- Directed by: Bernard Favre
- Written by: Bernard Favre and Marcel Beaulieu
- Produced by: A Films/Frédéric Marboeuf
- Cinematography: Jean-Marie Dreujou
- Edited by: Emmanuelle Thibault
- Release date: March 26, 1997;
- Running time: 92 min.
- Country: France
- Language: French

= Pondichéry, dernier comptoir des Indes =

Pondichéry, dernier comptoir des Indes (original French title) ("Pondicherry, last trading post in India" in English, released as “Last Trading Post in India” ) is a 1997 French drama film set during Pondicherry's independence from France in 1954.

==Plot==
The fictional film is set during Pondicherry's independence from France in 1954. It tells the story of Stanislas Charvin, a young European male born in India but raised in Marseille, France by his grandmother. Stanislas returns to Pondicherry as the French administration are preparing to leave; he intends to collect his mother’s remains for repatriation to France for burial. While in India, he learns that his mother has not died but has disappeared. Stanislas discovers that she left her husband André for Weber, a half-caste man, and is consequently shunned and despised by her community. During the course of the film, Stanislas meets his father (whom he hates) but reconciles with him before his death.
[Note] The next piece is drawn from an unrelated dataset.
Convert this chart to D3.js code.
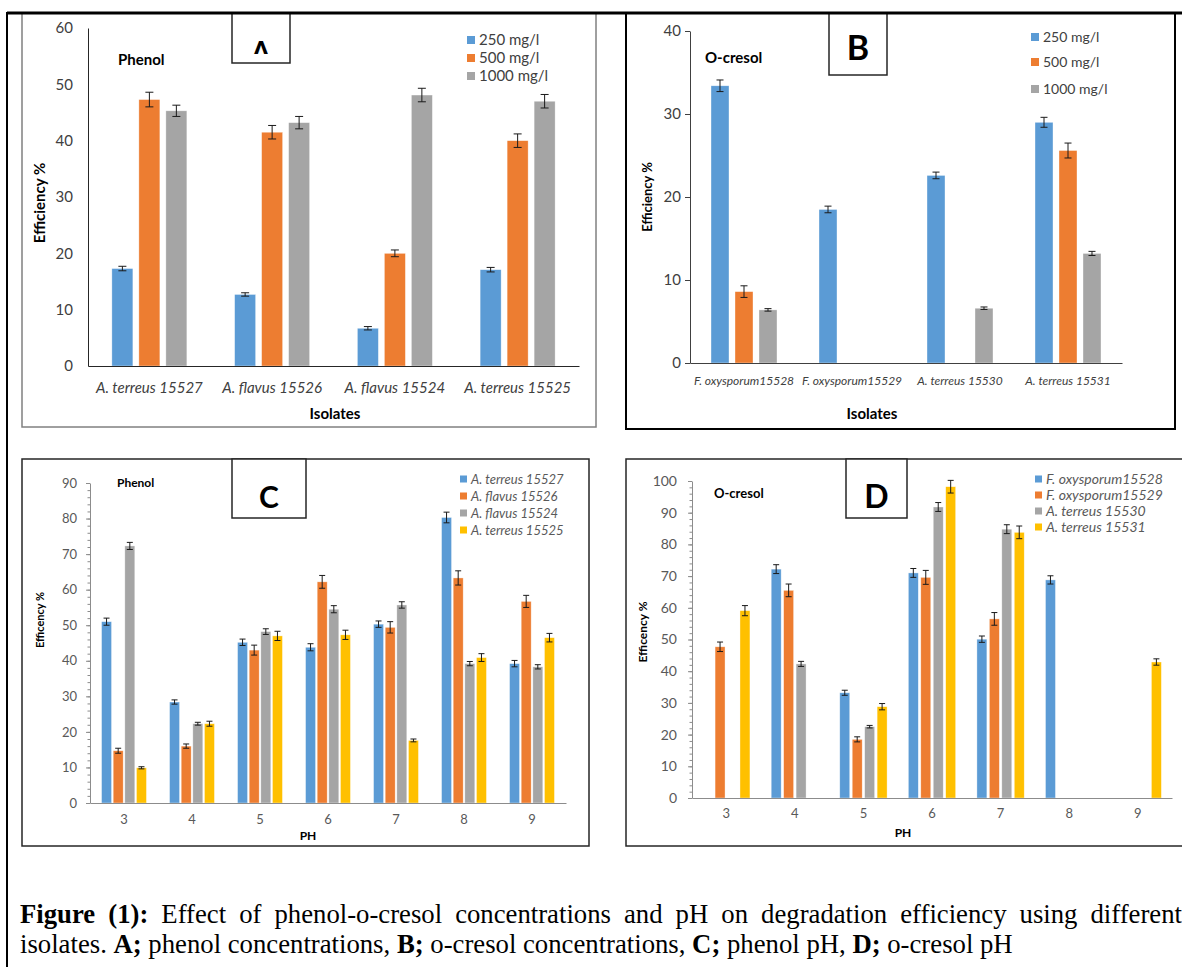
<!DOCTYPE html>
<html><head><meta charset="utf-8">
<script src="https://cdn.jsdelivr.net/npm/d3@7"></script>
<style>body{margin:0;background:#fff;} svg{display:block;font-family:Lato,"Open Sans",sans-serif;}
.cap text{font-family:"Liberation Serif","Times New Roman",Times,serif;}</style>
</head><body><svg id="c" width="1182" height="967"></svg>
<script>
// ---------------- data ----------------
const isolatesPhenol = ["A. terreus 15527", "A. flavus 15526", "A. flavus 15524", "A. terreus 15525"];
const isolatesCresol = ["F. oxysporum15528", "F. oxysporum15529", "A. terreus 15530", "A. terreus 15531"];
const concLabels = ["250 mg/l", "500 mg/l", "1000 mg/l"];

const phenolConc250 = [17.3, 12.7, 6.7, 17.1];
const phenolConc500 = [47.3, 41.5, 20.0, 40.0];
const phenolConc1000 = [45.3, 43.2, 48.1, 47.0];
const phenolConc250Err = [0.4, 0.3, 0.3, 0.4];
const phenolConc500Err = [1.3, 1.2, 0.6, 1.2];
const phenolConc1000Err = [1.0, 1.1, 1.2, 1.2];

const cresolConc250 = [33.4, 18.5, 22.6, 29.0];
const cresolConc500 = [8.6, 0, 0, 25.6];
const cresolConc1000 = [6.4, 0, 6.6, 13.2];
const cresolConc250Err = [0.7, 0.4, 0.4, 0.6];
const cresolConc500Err = [0.7, 0, 0, 0.9];
const cresolConc1000Err = [0.15, 0, 0.15, 0.25];

const phValues = ["3", "4", "5", "6", "7", "8", "9"];

const phenolPH15527 = [51.0, 28.4, 45.2, 43.8, 50.3, 80.3, 39.2];
const phenolPH15526 = [14.7, 16.0, 43.0, 62.2, 49.4, 63.3, 56.7];
const phenolPH15524 = [72.3, 22.3, 48.2, 54.5, 55.7, 39.2, 38.3];
const phenolPH15525 = [9.9, 22.3, 47.0, 47.3, 17.6, 40.9, 46.5];
const phenolPH15527Err = [1.0, 0.6, 0.9, 1.0, 0.9, 1.5, 0.9];
const phenolPH15526Err = [0.7, 0.6, 1.4, 1.8, 1.6, 2.0, 1.7];
const phenolPH15524Err = [1.0, 0.4, 0.8, 1.0, 0.9, 0.6, 0.6];
const phenolPH15525Err = [0.3, 0.7, 1.3, 1.3, 0.4, 1.1, 1.2];

const cresolPH15528 = [0, 72.2, 33.2, 71.0, 50.1, 68.8, 0];
const cresolPH15529 = [47.7, 65.5, 18.5, 69.6, 56.5, 0, 0];
const cresolPH15530 = [0, 42.3, 22.5, 91.8, 84.8, 0, 0];
const cresolPH15531 = [59.1, 0, 28.8, 98.2, 83.8, 0, 42.9];
const cresolPH15528Err = [0, 1.4, 0.8, 1.4, 1.0, 1.3, 0];
const cresolPH15529Err = [1.5, 2.0, 0.8, 2.2, 2.0, 0, 0];
const cresolPH15530Err = [0, 0.8, 0.4, 1.4, 1.4, 0, 0];
const cresolPH15531Err = [1.6, 0, 1.0, 2.0, 2.0, 0, 1.0];

const ticksA = [0, 10, 20, 30, 40, 50, 60];
const ticksB = [0, 10, 20, 30, 40];
const ticksC = [0, 10, 20, 30, 40, 50, 60, 70, 80, 90];
const ticksD = [0, 10, 20, 30, 40, 50, 60, 70, 80, 90, 100];

const seriesColors = ["#5B9BD5", "#ED7D31", "#A5A5A5", "#FFC000"];

// ---------------- drawing ----------------
const svg = d3.select("#c");
const FONT = "Lato, 'Open Sans', sans-serif";

function drawPanel(cfg) {
  const g = svg.append("g");
  g.append("rect").attr("x", cfg.frame[0]).attr("y", cfg.frame[1])
    .attr("width", cfg.frame[2]).attr("height", cfg.frame[3])
    .attr("fill", "#fff").attr("stroke", cfg.frameColor).attr("stroke-width", cfg.frameWidth);

  const y = d3.scaleLinear().domain([0, d3.max(cfg.yTicks)]).range([cfg.bottom, cfg.top]);
  const x0 = d3.scaleBand().domain(cfg.cats).range([cfg.left, cfg.right])
    .paddingInner(cfg.groupPad).paddingOuter(cfg.groupPad / 2);
  const x1 = d3.scaleBand().domain(d3.range(cfg.series.length)).range([0, x0.bandwidth()])
    .paddingInner(cfg.barPad);

  if (cfg.minorStep) {
    const minor = d3.range(0, d3.max(cfg.yTicks) + 0.001, cfg.minorStep);
    g.append("g").attr("transform", `translate(${cfg.left},0)`)
      .call(d3.axisLeft(y).tickValues(minor).tickSize(2.5).tickFormat(""))
      .call(s => s.select(".domain").remove())
      .call(s => s.selectAll("line").attr("stroke", cfg.axisColor));
  }
  const ya = g.append("g").attr("transform", `translate(${cfg.left},0)`)
    .call(d3.axisLeft(y).tickValues(cfg.yTicks).tickSize(cfg.yTickSize).tickSizeOuter(0).tickPadding(cfg.yTickPad));
  ya.select(".domain").attr("stroke", cfg.axisColor);
  ya.selectAll("line").attr("stroke", cfg.axisColor);
  ya.selectAll("text").attr("font-family", FONT).attr("font-size", cfg.yFont).attr("fill", cfg.textColor);

  cfg.series.forEach((vals, s) => {
    g.append("g").selectAll("rect").data(vals.map((v, i) => ({ v, c: cfg.cats[i] })).filter(d => d.v > 0))
      .join("rect")
      .attr("x", d => x0(d.c) + x1(s))
      .attr("y", d => y(d.v))
      .attr("width", x1.bandwidth())
      .attr("height", d => y(0) - y(d.v))
      .attr("fill", seriesColors[s])
      .attr("stroke", "#ffffff").attr("stroke-opacity", 0.6).attr("stroke-width", 0.6);
  });
  cfg.series.forEach((vals, s) => {
    const errs = cfg.errors[s];
    const eb = g.append("g").attr("stroke", "#1a1a1a").attr("stroke-width", 1);
    vals.forEach((v, i) => {
      if (v <= 0 || !errs[i]) return;
      const cx = x0(cfg.cats[i]) + x1(s) + x1.bandwidth() / 2;
      const y1 = y(v + errs[i]), y2 = y(v - errs[i]);
      eb.append("line").attr("x1", cx).attr("x2", cx).attr("y1", y1).attr("y2", y2);
      eb.append("line").attr("x1", cx - cfg.cap).attr("x2", cx + cfg.cap).attr("y1", y1).attr("y2", y1);
      eb.append("line").attr("x1", cx - cfg.cap).attr("x2", cx + cfg.cap).attr("y1", y2).attr("y2", y2);
    });
  });

  const xa = g.append("g").attr("transform", `translate(0,${cfg.bottom})`)
    .call(d3.axisBottom(x0).tickSize(0).tickSizeOuter(0).tickPadding(cfg.xTickPad));
  xa.select(".domain").attr("stroke", cfg.axisColor);
  xa.selectAll("text").attr("font-family", FONT).attr("font-size", cfg.xFont).attr("fill", cfg.textColor)
    .style("font-style", cfg.xItalic ? "italic" : "normal");

  g.append("text").attr("transform", `translate(${cfg.yTitlePos[0]},${cfg.yTitlePos[1]}) rotate(-90)`)
    .attr("text-anchor", "middle").attr("dy", "0.35em").attr("font-family", FONT).attr("font-weight", 700)
    .attr("font-size", cfg.yTitleFont).attr("fill", "#000").text(cfg.yTitle);
  g.append("text").attr("x", cfg.xTitlePos[0]).attr("y", cfg.xTitlePos[1]).attr("dy", "0.35em")
    .attr("text-anchor", "middle").attr("font-family", FONT).attr("font-weight", 700)
    .attr("font-size", cfg.xTitleFont).attr("fill", "#000").text(cfg.xTitle);

  g.append("text").attr("x", cfg.subPos[0]).attr("y", cfg.subPos[1]).attr("dy", "0.35em")
    .attr("font-family", FONT).attr("font-weight", 700).attr("font-size", cfg.subFont)
    .attr("fill", "#000").text(cfg.subtitle);

  cfg.legendNames.forEach((name, i) => {
    const ly = cfg.legendY[i];
    g.append("rect").attr("x", cfg.legendX).attr("y", ly - cfg.legendSq / 2)
      .attr("width", cfg.legendSq).attr("height", cfg.legendSq).attr("fill", seriesColors[i]);
    g.append("text").attr("x", cfg.legendX + cfg.legendSq + 4).attr("y", ly).attr("dy", "0.35em")
      .attr("font-family", FONT).attr("font-size", cfg.legendFont).attr("fill", cfg.textColor)
      .style("font-style", cfg.legendItalic ? "italic" : "normal").text(name);
  });

  const b = cfg.box;
  const clipId = "clip" + cfg.letter;
  svg.append("clipPath").attr("id", clipId).append("rect")
    .attr("x", b[0]).attr("y", b[1]).attr("width", b[2]).attr("height", cfg.letterClipH || b[3]);
  g.append("rect").attr("x", b[0]).attr("y", b[1]).attr("width", b[2]).attr("height", b[3])
    .attr("fill", "#fff").attr("stroke", "#262626").attr("stroke-width", 1.5);
  g.append("text").attr("x", b[0] + b[2] / 2).attr("y", cfg.letterBase).attr("text-anchor", "middle")
    .attr("font-family", FONT).attr("font-weight", 700).attr("font-size", cfg.letterFont)
    .attr("fill", "#000").attr("clip-path", `url(#${clipId})`).text(cfg.letter);
}

// Panel A
drawPanel({
  frame: [22, 13, 574, 414], frameColor: "#808080", frameWidth: 1.5,
  left: 88, right: 579, bottom: 366, top: 28,
  cats: isolatesPhenol, yTicks: ticksA,
  series: [phenolConc250, phenolConc500, phenolConc1000],
  errors: [phenolConc250Err, phenolConc500Err, phenolConc1000Err],
  groupPad: 0.389, barPad: 0.222, cap: 4,
  yTickSize: 0, yTickPad: 15, yFont: 15, axisColor: "#262626", textColor: "#404040",
  xTickPad: 16, xFont: 15, xItalic: true,
  yTitle: "Efficiency %", yTitlePos: [40, 203], yTitleFont: 15,
  xTitle: "Isolates", xTitlePos: [335, 414], xTitleFont: 15,
  subtitle: "Phenol", subPos: [118, 60], subFont: 15,
  legendNames: concLabels, legendX: 467, legendY: [40, 58, 76], legendSq: 8, legendFont: 15, legendItalic: false,
  box: [232, 13, 58, 50], letter: "A", letterBase: 62, letterFont: 28, letterClipH: 41
});

// Panel B
drawPanel({
  frame: [626, 13, 549, 416], frameColor: "#000", frameWidth: 2,
  left: 690, right: 1122, bottom: 363, top: 31,
  cats: isolatesCresol, yTicks: ticksB,
  series: [cresolConc250, cresolConc500, cresolConc1000],
  errors: [cresolConc250Err, cresolConc500Err, cresolConc1000Err],
  groupPad: 0.389, barPad: 0.25, cap: 3.5,
  yTickSize: 5, yTickPad: 4, yFont: 15, axisColor: "#404040", textColor: "#404040",
  xTickPad: 13, xFont: 12, xItalic: true,
  yTitle: "Efficiency %", yTitlePos: [647, 197], yTitleFont: 13,
  xTitle: "Isolates", xTitlePos: [872, 414], xTitleFont: 15,
  subtitle: "O-cresol", subPos: [705, 58], subFont: 15,
  legendNames: concLabels, legendX: 1031, legendY: [37, 62, 89], legendSq: 8, legendFont: 14, legendItalic: false,
  box: [829, 13, 58, 62], letter: "B", letterBase: 60, letterFont: 34
});

// Panel C
drawPanel({
  frame: [22, 459, 567, 387], frameColor: "#262626", frameWidth: 1.5,
  left: 90, right: 566, bottom: 803, top: 483,
  cats: phValues, yTicks: ticksC, minorStep: 2,
  series: [phenolPH15527, phenolPH15526, phenolPH15524, phenolPH15525],
  errors: [phenolPH15527Err, phenolPH15526Err, phenolPH15524Err, phenolPH15525Err],
  groupPad: 0.34, barPad: 0.143, cap: 3,
  yTickSize: 4, yTickPad: 9, yFont: 13, axisColor: "#8c8c8c", textColor: "#595959",
  xTickPad: 12, xFont: 13, xItalic: false,
  yTitle: "Efficency %", yTitlePos: [40, 620], yTitleFont: 11,
  xTitle: "PH", xTitlePos: [308, 836], xTitleFont: 12,
  subtitle: "Phenol", subPos: [117, 483], subFont: 12,
  legendNames: isolatesPhenol, legendX: 460, legendY: [479, 496, 513, 530], legendSq: 7, legendFont: 13, legendItalic: true,
  box: [232, 459, 74, 59], letter: "C", letterBase: 508, letterFont: 30
});

// Panel D
drawPanel({
  frame: [626, 459, 600, 387], frameColor: "#262626", frameWidth: 1.5,
  left: 692, right: 1172, bottom: 798, top: 481,
  cats: phValues, yTicks: ticksD, minorStep: 2,
  series: [cresolPH15528, cresolPH15529, cresolPH15530, cresolPH15531],
  errors: [cresolPH15528Err, cresolPH15529Err, cresolPH15530Err, cresolPH15531Err],
  groupPad: 0.31, barPad: 0.2, cap: 3,
  yTickSize: 4, yTickPad: 11, yFont: 14, axisColor: "#8c8c8c", textColor: "#595959",
  xTickPad: 11, xFont: 13, xItalic: false,
  yTitle: "Efficency %", yTitlePos: [643, 632], yTitleFont: 12,
  xTitle: "PH", xTitlePos: [903, 833], xTitleFont: 12,
  subtitle: "O-cresol", subPos: [714, 493], subFont: 13,
  legendNames: isolatesCresol, legendX: 1035, legendY: [479, 495, 511, 527], legendSq: 7, legendFont: 14, legendItalic: true,
  box: [846, 459, 61, 59], letter: "D", letterBase: 508, letterFont: 32
});

// outer table lines
svg.append("line").attr("x1", 7).attr("x2", 1182).attr("y1", 13).attr("y2", 13).attr("stroke", "#000").attr("stroke-width", 3);
svg.append("line").attr("x1", 7).attr("x2", 7).attr("y1", 12).attr("y2", 967).attr("stroke", "#000").attr("stroke-width", 2);

// caption
const cap = svg.append("g").attr("class", "cap").attr("font-size", 28).attr("fill", "#000");
const line1 = cap.append("text").attr("y", 923);
line1.append("tspan").attr("font-weight", 700).text("Figure (1):");
line1.append("tspan").text(" Effect of phenol-o-cresol concentrations and pH on degradation efficiency using different");
const line2 = cap.append("text").attr("y", 953);
[["isolates. ", 0], ["A;", 1], [" phenol concentrations, ", 0], ["B;", 1], [" o-cresol concentrations, ", 0],
 ["C;", 1], [" phenol pH, ", 0], ["D;", 1], [" o-cresol pH", 0]].forEach(([t, b]) => {
  line2.append("tspan").attr("font-weight", b ? 700 : 400).text(t);
});
const w2 = line2.node().getComputedTextLength();
const sx = 993 / w2;
cap.attr("transform", `translate(20,0) scale(${sx},1)`);
const w1 = line1.node().getComputedTextLength();
const spaces1 = (line1.text().match(/ /g) || []).length;
line1.style("word-spacing", (((1162 / sx) - w1) / spaces1) + "px");
</script></body></html>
The film explores the self-discovery of the young 20 year-old Stanislas against the backdrop of the "great departure" as we see several images of boxes and suitcases in the background. The final message to appear before the credits roll makes an explicit connection between the loss of the "comptoirs" in India and the Algerian War: "November 1st, 1954, Pondicherry rejoins India as the Algerian insurrection explodes". The film also depicts Granier (the last French administrator in Pondicherry) shouting "Pondicherry, the capital of nowhere!" as he departs the colony in the final scenes of the production.

==Cast==
The film stars Frédéric Gorny as Stanislas Charvin, Richard Bohringer as André Charvin, Charles Aznavour as Leo Baumann, Vanessa Lhoste as Clémence, and K. Kaartikeyan as Weber.
Frédéric Gorny would receive the “Prix Raimu de la comédie” for his role in the film in 1997.

==Technical notes==
The sets were designed by noted Indian production designer and art director Thota Tharani.

==Reception==
The film was largely derided by critics in France. One author (Jackie Assayag) delivers a scathing critique of the film and its "sentimental clichés" in a 1999 book.